-------- Raw data --------

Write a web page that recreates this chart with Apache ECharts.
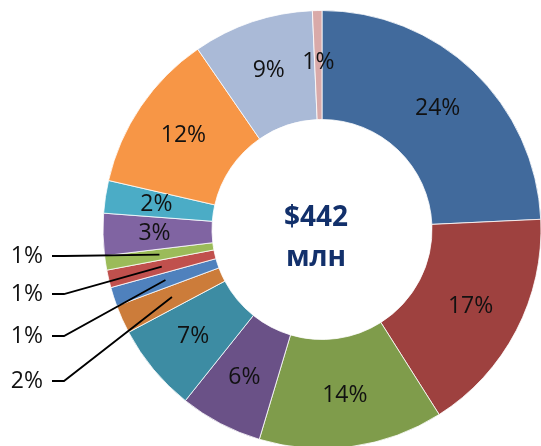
<!DOCTYPE html>
<html>
<head>
<meta charset="utf-8">
<script src="https://cdn.jsdelivr.net/npm/echarts@6/dist/echarts.min.js"></script>
<style>
  html, body { margin: 0; padding: 0; background: #fff; }
  #chart { width: 541px; height: 446px; }
</style>
</head>
<body>
<div id="chart"></div>
<script>
// shares of the total (percent), clockwise from 12 o'clock
const shares = [24.25, 16.75, 13.6, 6.1, 6.5, 2.1, 1.4, 1.3, 1.06, 3.1, 2.4, 11.8, 8.9, 0.7];
const sliceColors = [
  "#416A9C", "#9E413F", "#7F9C4B", "#6A5187", "#3D8CA3", "#CC7C3A", "#4F81BD",
  "#C0504D", "#9BBB59", "#8064A2", "#4BACC6", "#F79646", "#AABAD7", "#D9AAA9",
];
const totalText = "$442";
const unitText = "млн";
// thin slices labelled on the left with leader lines (top to bottom)
const calloutIdx = [8, 7, 6, 5];

const cx = 322, cy = 229.5, rIn = 110, rOut = 219;
const calloutY = [256, 294, 336, 381];
const total = shares.reduce((a, b) => a + b, 0);

const pct = (p) => Math.round((p.value / total) * 100) + "%";

const midPoint = (i) => {
  const before = shares.slice(0, i).reduce((a, b) => a + b, 0);
  const a = ((before + shares[i] / 2) / total) * Math.PI * 2;
  const r = (rIn + rOut) / 2;
  return [cx + r * Math.sin(a), cy - r * Math.cos(a)];
};

const labelFont = { color: "#111", fontFamily: "Open Sans", fontSize: 23 };

const chart = echarts.init(document.getElementById("chart"));

chart.setOption({
  animation: false,
  graphic: [{
    type: "text",
    x: 316,
    y: 238,
    z: 10,
    style: {
      text: totalText + "\n" + unitText,
      align: "center",
      verticalAlign: "middle",
      fill: "#12306B",
      font: "bold 28px 'Open Sans'",
      lineHeight: 40,
    },
  }],
  series: [
    {
      // the ring with inside labels
      type: "pie",
      z: 2,
      center: [cx, cy],
      radius: [rIn, rOut],
      startAngle: 90,
      clockwise: true,
      avoidLabelOverlap: false,
      silent: true,
      itemStyle: { borderColor: "#fff", borderWidth: 0.8 },
      label: {
        ...labelFont,
        position: "inside",
        formatter: (p) => (calloutIdx.includes(p.dataIndex) ? "" : pct(p)),
      },
      labelLine: { show: false },
      data: shares.map((v, i) => ({ value: v, itemStyle: { color: sliceColors[i] } })),
    },
    {
      // transparent copy on top, only for the leader-line labels
      type: "pie",
      z: 5,
      center: [cx, cy],
      radius: [rIn, rOut],
      startAngle: 90,
      clockwise: true,
      avoidLabelOverlap: false,
      silent: true,
      itemStyle: { color: "rgba(0,0,0,0)", borderWidth: 0 },
      label: { ...labelFont, show: false, position: "outside", formatter: pct },
      labelLine: {
        show: false,
        length: 10,
        length2: 10,
        lineStyle: { color: "#000", width: 1.8 },
      },
      labelLayout: (params) => {
        const k = calloutIdx.indexOf(params.dataIndex);
        if (k < 0) return {};
        const y = calloutY[k];
        return {
          x: 43,
          y: y,
          align: "right",
          verticalAlign: "middle",
          labelLinePoints: [[52, y], [64, y], midPoint(params.dataIndex)],
        };
      },
      data: shares.map((v, i) => {
        const on = calloutIdx.includes(i);
        return { value: v, label: { show: on }, labelLine: { show: on } };
      }),
    },
  ],
});
</script>
</body>
</html>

--------

▶ [Aim]: Pictures are excluded; copy all other data exactly as shown.

▶ [Solution to the exercise]:
Write a web page that recreates this chart with Apache ECharts.
<!DOCTYPE html>
<html>
<head>
<meta charset="utf-8">
<script src="https://cdn.jsdelivr.net/npm/echarts@6/dist/echarts.min.js"></script>
<style>
  html, body { margin: 0; padding: 0; background: #fff; }
  #chart { width: 541px; height: 446px; }
</style>
</head>
<body>
<div id="chart"></div>
<script>
// shares of the total (percent), clockwise from 12 o'clock
const shares = [24.25, 16.75, 13.6, 6.1, 6.5, 2.1, 1.4, 1.3, 1.06, 3.1, 2.4, 11.8, 8.9, 0.7];
const sliceColors = [
  "#416A9C", "#9E413F", "#7F9C4B", "#6A5187", "#3D8CA3", "#CC7C3A", "#4F81BD",
  "#C0504D", "#9BBB59", "#8064A2", "#4BACC6", "#F79646", "#AABAD7", "#D9AAA9",
];
const totalText = "$442";
const unitText = "млн";
// thin slices labelled on the left with leader lines (top to bottom)
const calloutIdx = [8, 7, 6, 5];

const cx = 322, cy = 229.5, rIn = 110, rOut = 219;
const calloutY = [256, 294, 336, 381];
const total = shares.reduce((a, b) => a + b, 0);

const pct = (p) => Math.round((p.value / total) * 100) + "%";

const midPoint = (i) => {
  const before = shares.slice(0, i).reduce((a, b) => a + b, 0);
  const a = ((before + shares[i] / 2) / total) * Math.PI * 2;
  const r = (rIn + rOut) / 2;
  return [cx + r * Math.sin(a), cy - r * Math.cos(a)];
};

const labelFont = { color: "#111", fontFamily: "Open Sans", fontSize: 23 };

const chart = echarts.init(document.getElementById("chart"));

chart.setOption({
  animation: false,
  graphic: [{
    type: "text",
    x: 316,
    y: 238,
    z: 10,
    style: {
      text: totalText + "\n" + unitText,
      align: "center",
      verticalAlign: "middle",
      fill: "#12306B",
      font: "bold 28px 'Open Sans'",
      lineHeight: 40,
    },
  }],
  series: [
    {
      // the ring with inside labels
      type: "pie",
      z: 2,
      center: [cx, cy],
      radius: [rIn, rOut],
      startAngle: 90,
      clockwise: true,
      avoidLabelOverlap: false,
      silent: true,
      itemStyle: { borderColor: "#fff", borderWidth: 0.8 },
      label: {
        ...labelFont,
        position: "inside",
        formatter: (p) => (calloutIdx.includes(p.dataIndex) ? "" : pct(p)),
      },
      labelLine: { show: false },
      data: shares.map((v, i) => ({ value: v, itemStyle: { color: sliceColors[i] } })),
    },
    {
      // transparent copy on top, only for the leader-line labels
      type: "pie",
      z: 5,
      center: [cx, cy],
      radius: [rIn, rOut],
      startAngle: 90,
      clockwise: true,
      avoidLabelOverlap: false,
      silent: true,
      itemStyle: { color: "rgba(0,0,0,0)", borderWidth: 0 },
      label: { ...labelFont, show: false, position: "outside", formatter: pct },
      labelLine: {
        show: false,
        length: 10,
        length2: 10,
        lineStyle: { color: "#000", width: 1.8 },
      },
      labelLayout: (params) => {
        const k = calloutIdx.indexOf(params.dataIndex);
        if (k < 0) return {};
        const y = calloutY[k];
        return {
          x: 43,
          y: y,
          align: "right",
          verticalAlign: "middle",
          labelLinePoints: [[52, y], [64, y], midPoint(params.dataIndex)],
        };
      },
      data: shares.map((v, i) => {
        const on = calloutIdx.includes(i);
        return { value: v, label: { show: on }, labelLine: { show: on } };
      }),
    },
  ],
});
</script>
</body>
</html>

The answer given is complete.